## Stated task
Exclude images, then output the remaining data verbatim.

==============================

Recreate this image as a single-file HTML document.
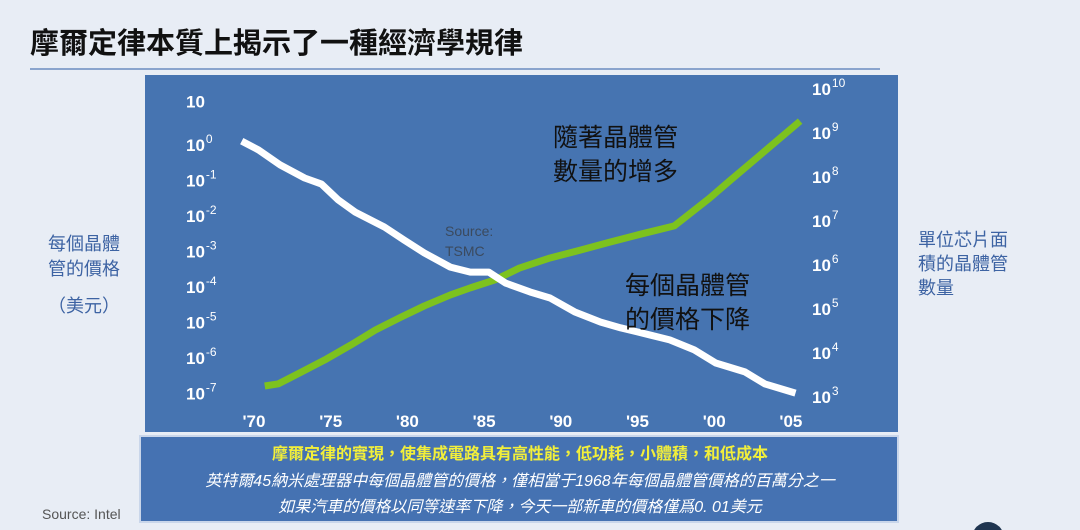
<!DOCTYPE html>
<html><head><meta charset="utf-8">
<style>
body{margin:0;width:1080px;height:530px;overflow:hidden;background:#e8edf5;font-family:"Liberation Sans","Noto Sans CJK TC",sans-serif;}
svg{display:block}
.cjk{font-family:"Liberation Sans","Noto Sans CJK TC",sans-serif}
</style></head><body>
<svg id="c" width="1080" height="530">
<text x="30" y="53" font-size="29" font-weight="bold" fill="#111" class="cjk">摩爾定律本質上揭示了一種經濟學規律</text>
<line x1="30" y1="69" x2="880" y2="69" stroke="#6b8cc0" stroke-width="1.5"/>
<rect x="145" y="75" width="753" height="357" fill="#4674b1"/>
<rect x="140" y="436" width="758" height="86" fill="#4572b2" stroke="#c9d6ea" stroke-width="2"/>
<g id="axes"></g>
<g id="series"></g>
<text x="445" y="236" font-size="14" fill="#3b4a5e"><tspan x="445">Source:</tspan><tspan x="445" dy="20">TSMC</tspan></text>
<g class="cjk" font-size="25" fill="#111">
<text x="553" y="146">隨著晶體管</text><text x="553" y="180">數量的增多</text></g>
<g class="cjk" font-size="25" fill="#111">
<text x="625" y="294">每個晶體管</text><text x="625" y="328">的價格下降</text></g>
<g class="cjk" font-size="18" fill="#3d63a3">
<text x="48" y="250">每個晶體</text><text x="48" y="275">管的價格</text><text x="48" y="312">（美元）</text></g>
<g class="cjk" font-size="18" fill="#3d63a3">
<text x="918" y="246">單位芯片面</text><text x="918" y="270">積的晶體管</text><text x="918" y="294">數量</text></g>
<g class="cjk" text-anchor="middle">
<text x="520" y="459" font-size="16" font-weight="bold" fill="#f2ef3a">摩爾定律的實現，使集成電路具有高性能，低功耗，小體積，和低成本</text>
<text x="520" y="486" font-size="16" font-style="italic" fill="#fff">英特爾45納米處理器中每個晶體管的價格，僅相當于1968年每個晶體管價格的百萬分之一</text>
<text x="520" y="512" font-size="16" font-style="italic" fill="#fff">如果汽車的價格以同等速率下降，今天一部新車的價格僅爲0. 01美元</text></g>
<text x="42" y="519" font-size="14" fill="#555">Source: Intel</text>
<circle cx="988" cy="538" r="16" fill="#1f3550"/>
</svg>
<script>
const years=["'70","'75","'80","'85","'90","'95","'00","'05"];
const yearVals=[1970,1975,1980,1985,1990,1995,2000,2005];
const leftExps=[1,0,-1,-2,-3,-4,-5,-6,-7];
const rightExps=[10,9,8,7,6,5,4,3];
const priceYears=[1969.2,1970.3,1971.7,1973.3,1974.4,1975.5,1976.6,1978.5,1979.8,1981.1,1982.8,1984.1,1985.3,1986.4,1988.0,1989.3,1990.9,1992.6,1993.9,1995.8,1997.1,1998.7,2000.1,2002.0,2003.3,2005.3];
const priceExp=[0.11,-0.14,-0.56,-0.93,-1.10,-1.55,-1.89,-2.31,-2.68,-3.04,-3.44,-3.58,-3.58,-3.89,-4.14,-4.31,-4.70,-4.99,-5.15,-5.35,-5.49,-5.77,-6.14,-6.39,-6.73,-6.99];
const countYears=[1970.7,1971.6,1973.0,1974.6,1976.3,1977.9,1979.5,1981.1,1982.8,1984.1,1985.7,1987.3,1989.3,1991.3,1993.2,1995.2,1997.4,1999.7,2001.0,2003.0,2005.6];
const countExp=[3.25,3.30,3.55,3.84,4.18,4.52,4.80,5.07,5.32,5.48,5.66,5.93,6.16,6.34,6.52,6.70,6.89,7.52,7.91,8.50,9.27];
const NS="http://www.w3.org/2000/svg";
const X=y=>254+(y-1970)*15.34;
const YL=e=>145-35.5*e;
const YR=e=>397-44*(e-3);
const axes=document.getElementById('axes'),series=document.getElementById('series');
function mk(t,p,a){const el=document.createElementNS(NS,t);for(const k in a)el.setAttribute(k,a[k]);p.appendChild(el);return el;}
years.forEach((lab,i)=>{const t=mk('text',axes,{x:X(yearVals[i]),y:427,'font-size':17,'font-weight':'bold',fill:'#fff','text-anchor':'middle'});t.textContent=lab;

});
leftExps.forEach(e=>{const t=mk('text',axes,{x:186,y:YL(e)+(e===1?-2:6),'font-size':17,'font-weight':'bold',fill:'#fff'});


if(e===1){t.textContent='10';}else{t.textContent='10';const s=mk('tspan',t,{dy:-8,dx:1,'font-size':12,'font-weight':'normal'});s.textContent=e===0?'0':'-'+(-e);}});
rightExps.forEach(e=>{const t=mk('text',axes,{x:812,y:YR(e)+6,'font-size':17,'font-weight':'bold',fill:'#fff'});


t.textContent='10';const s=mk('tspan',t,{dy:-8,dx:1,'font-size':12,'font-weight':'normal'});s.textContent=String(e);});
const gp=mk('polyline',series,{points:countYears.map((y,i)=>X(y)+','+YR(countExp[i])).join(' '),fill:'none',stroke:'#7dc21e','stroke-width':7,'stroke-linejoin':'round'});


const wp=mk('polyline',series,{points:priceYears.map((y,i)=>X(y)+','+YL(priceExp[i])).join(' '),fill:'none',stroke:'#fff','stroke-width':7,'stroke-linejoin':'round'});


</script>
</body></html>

==============================

## Answer to the task
Recreate this image as a single-file HTML document.
<!DOCTYPE html>
<html><head><meta charset="utf-8">
<style>
body{margin:0;width:1080px;height:530px;overflow:hidden;background:#e8edf5;font-family:"Liberation Sans","Noto Sans CJK TC",sans-serif;}
svg{display:block}
.cjk{font-family:"Liberation Sans","Noto Sans CJK TC",sans-serif}
</style></head><body>
<svg id="c" width="1080" height="530">
<text x="30" y="53" font-size="29" font-weight="bold" fill="#111" class="cjk">摩爾定律本質上揭示了一種經濟學規律</text>
<line x1="30" y1="69" x2="880" y2="69" stroke="#6b8cc0" stroke-width="1.5"/>
<rect x="145" y="75" width="753" height="357" fill="#4674b1"/>
<rect x="140" y="436" width="758" height="86" fill="#4572b2" stroke="#c9d6ea" stroke-width="2"/>
<g id="axes"></g>
<g id="series"></g>
<text x="445" y="236" font-size="14" fill="#3b4a5e"><tspan x="445">Source:</tspan><tspan x="445" dy="20">TSMC</tspan></text>
<g class="cjk" font-size="25" fill="#111">
<text x="553" y="146">隨著晶體管</text><text x="553" y="180">數量的增多</text></g>
<g class="cjk" font-size="25" fill="#111">
<text x="625" y="294">每個晶體管</text><text x="625" y="328">的價格下降</text></g>
<g class="cjk" font-size="18" fill="#3d63a3">
<text x="48" y="250">每個晶體</text><text x="48" y="275">管的價格</text><text x="48" y="312">（美元）</text></g>
<g class="cjk" font-size="18" fill="#3d63a3">
<text x="918" y="246">單位芯片面</text><text x="918" y="270">積的晶體管</text><text x="918" y="294">數量</text></g>
<g class="cjk" text-anchor="middle">
<text x="520" y="459" font-size="16" font-weight="bold" fill="#f2ef3a">摩爾定律的實現，使集成電路具有高性能，低功耗，小體積，和低成本</text>
<text x="520" y="486" font-size="16" font-style="italic" fill="#fff">英特爾45納米處理器中每個晶體管的價格，僅相當于1968年每個晶體管價格的百萬分之一</text>
<text x="520" y="512" font-size="16" font-style="italic" fill="#fff">如果汽車的價格以同等速率下降，今天一部新車的價格僅爲0. 01美元</text></g>
<text x="42" y="519" font-size="14" fill="#555">Source: Intel</text>
<circle cx="988" cy="538" r="16" fill="#1f3550"/>
</svg>
<script>
const years=["'70","'75","'80","'85","'90","'95","'00","'05"];
const yearVals=[1970,1975,1980,1985,1990,1995,2000,2005];
const leftExps=[1,0,-1,-2,-3,-4,-5,-6,-7];
const rightExps=[10,9,8,7,6,5,4,3];
const priceYears=[1969.2,1970.3,1971.7,1973.3,1974.4,1975.5,1976.6,1978.5,1979.8,1981.1,1982.8,1984.1,1985.3,1986.4,1988.0,1989.3,1990.9,1992.6,1993.9,1995.8,1997.1,1998.7,2000.1,2002.0,2003.3,2005.3];
const priceExp=[0.11,-0.14,-0.56,-0.93,-1.10,-1.55,-1.89,-2.31,-2.68,-3.04,-3.44,-3.58,-3.58,-3.89,-4.14,-4.31,-4.70,-4.99,-5.15,-5.35,-5.49,-5.77,-6.14,-6.39,-6.73,-6.99];
const countYears=[1970.7,1971.6,1973.0,1974.6,1976.3,1977.9,1979.5,1981.1,1982.8,1984.1,1985.7,1987.3,1989.3,1991.3,1993.2,1995.2,1997.4,1999.7,2001.0,2003.0,2005.6];
const countExp=[3.25,3.30,3.55,3.84,4.18,4.52,4.80,5.07,5.32,5.48,5.66,5.93,6.16,6.34,6.52,6.70,6.89,7.52,7.91,8.50,9.27];
const NS="http://www.w3.org/2000/svg";
const X=y=>254+(y-1970)*15.34;
const YL=e=>145-35.5*e;
const YR=e=>397-44*(e-3);
const axes=document.getElementById('axes'),series=document.getElementById('series');
function mk(t,p,a){const el=document.createElementNS(NS,t);for(const k in a)el.setAttribute(k,a[k]);p.appendChild(el);return el;}
years.forEach((lab,i)=>{const t=mk('text',axes,{x:X(yearVals[i]),y:427,'font-size':17,'font-weight':'bold',fill:'#fff','text-anchor':'middle'});t.textContent=lab;

});
leftExps.forEach(e=>{const t=mk('text',axes,{x:186,y:YL(e)+(e===1?-2:6),'font-size':17,'font-weight':'bold',fill:'#fff'});


if(e===1){t.textContent='10';}else{t.textContent='10';const s=mk('tspan',t,{dy:-8,dx:1,'font-size':12,'font-weight':'normal'});s.textContent=e===0?'0':'-'+(-e);}});
rightExps.forEach(e=>{const t=mk('text',axes,{x:812,y:YR(e)+6,'font-size':17,'font-weight':'bold',fill:'#fff'});


t.textContent='10';const s=mk('tspan',t,{dy:-8,dx:1,'font-size':12,'font-weight':'normal'});s.textContent=String(e);});
const gp=mk('polyline',series,{points:countYears.map((y,i)=>X(y)+','+YR(countExp[i])).join(' '),fill:'none',stroke:'#7dc21e','stroke-width':7,'stroke-linejoin':'round'});


const wp=mk('polyline',series,{points:priceYears.map((y,i)=>X(y)+','+YL(priceExp[i])).join(' '),fill:'none',stroke:'#fff','stroke-width':7,'stroke-linejoin':'round'});


</script>
</body></html>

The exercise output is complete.